If Fresno Chaffee Zoo truly cares, its elephants should go to a proper sanctuary

In the Fresno Chaffee Zoo live three elephants: 27-year-old Nolwazi (whose name means “mother of knowledge” in Zulu), her 12-year-old daughter Amahle (“the beautiful one”) and an 18-year-old male named Vusmusi (“to build a family”). Nolwazi and Amahle were among 39 elephants who once roamed freely in eSwatini, formerly Swaziland.

In 2016, they and 15 other elephants, most of them breeding-age females, were taken from their natural habitat and imported to US zoos despite global public outcry, including from 80 respected elephant and conservation experts. Vusmusi was born in the San Diego Zoo Safari Park to an elephant who was pregnant with him when she was imported to the US from eSwatini in 2003, also despite global public outcry and with zoo and eSwatini officials making the same misleading claims about the elephants needing to be killed otherwise.

Today is World Elephant Day, an annual global event dedicated to the protection of this cognitively, emotionally, and socially complex species. Denied freedom and family, the Fresno Chaffee Zoo elephants are spending today the way they spend every day: in pens that don’t allow them to walk more than 100 yards in any direction and where their only forms of enrichment are a fake rock wall with holes they can reach into to grab food, a pole with hay hanging from it, a small man-made pond that isn’t deep enough for them to properly bathe in, and a few trees and rocks wrapped in wire to prevent the elephants from touching them.

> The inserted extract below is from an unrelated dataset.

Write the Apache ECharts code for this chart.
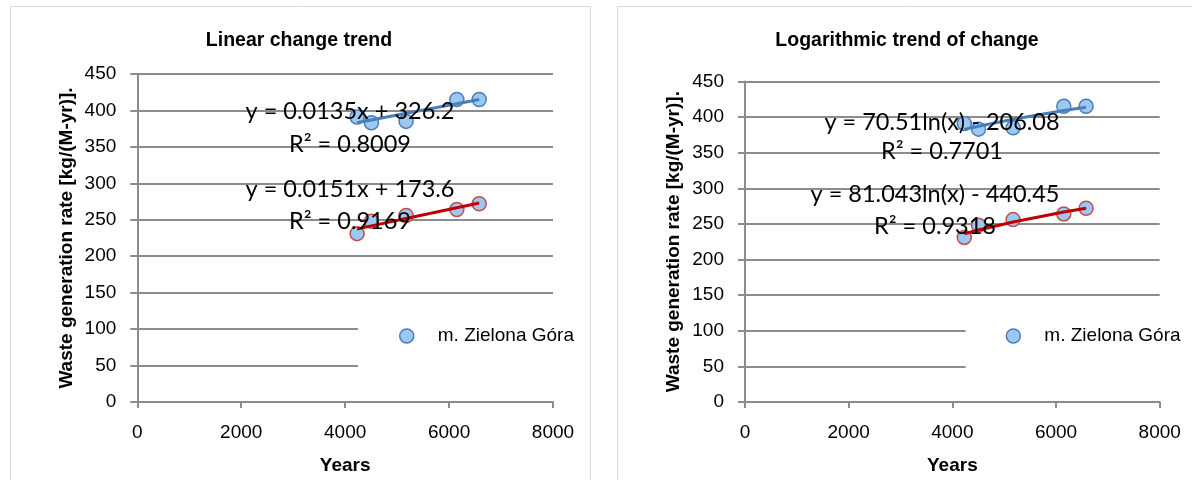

The zoo director has told The Fresno Bee that this remodeled version of the exhibit means the three elephants “will live in a typical matriarchal setting as they do in Africa.” The zoo plans to breed more elephants to share this already small, insufficient space, which cost $55.7 million to create (in contrast, the zoo gave only $118,000 in grants to 20 conservation partners according to its most recent annual report).

The truth is, these elephants aren’t really living in the Fresno Chaffee Zoo. They’re dying in it. And a better, more just life is possible for them.

That’s why my organization, the Nonhuman Rights Project, has filed a lawsuit seeking to free Nolwazi, Amahle, and Vusmusi to an elephant sanctuary. As a Californian, I’m proud our state is home to one of the world’s best – the Performing Animal Welfare Society (PAWS) in Galt. Less than 150 miles from Fresno, PAWS is a world away from the zoo in terms of the freedom, peace, and dignity it gives back to elephants.

There, instead of the stress and boredom elephants endure in a zoo exhibit (as can be seen in Vusmusi’s broken tusks, the elephants’ bobbing and rocking, and the health conditions that led the zoo to euthanize three elephants) they can explore acres of rolling hills and varied natural terrain. Instead of being susceptible to the brain damage that confinement is known to cause elephants, they can heal and experience the richness of a vastly bigger, more natural space designed to meet their complex needs — not designed for us to look at them.

We understand that the zoo employees who manage the elephants surely care about them. We also understand why people want to see elephants. But the fact remains: elephants need and want to live freely just as we do, which is what we emphasized in the billboards we recently put up across Fresno — at least, until they were inexplicably taken down a few days into what was supposed to be a month-long display.

The Fresno Chaffee Zoo doesn’t need a court order to change the world for these elephants and help shift how we view and treat the species. This they can do by acknowledging elephants don’t belong in zoos, releasing Nolwazi, Amahle, and Vusmusi to a sanctuary, and closing the elephant exhibit for good, as other zoos have already done. For the elephants’ sake, we urge them to do so.

Courtney Fern is the director of government relations for the Nonhuman Rights Project.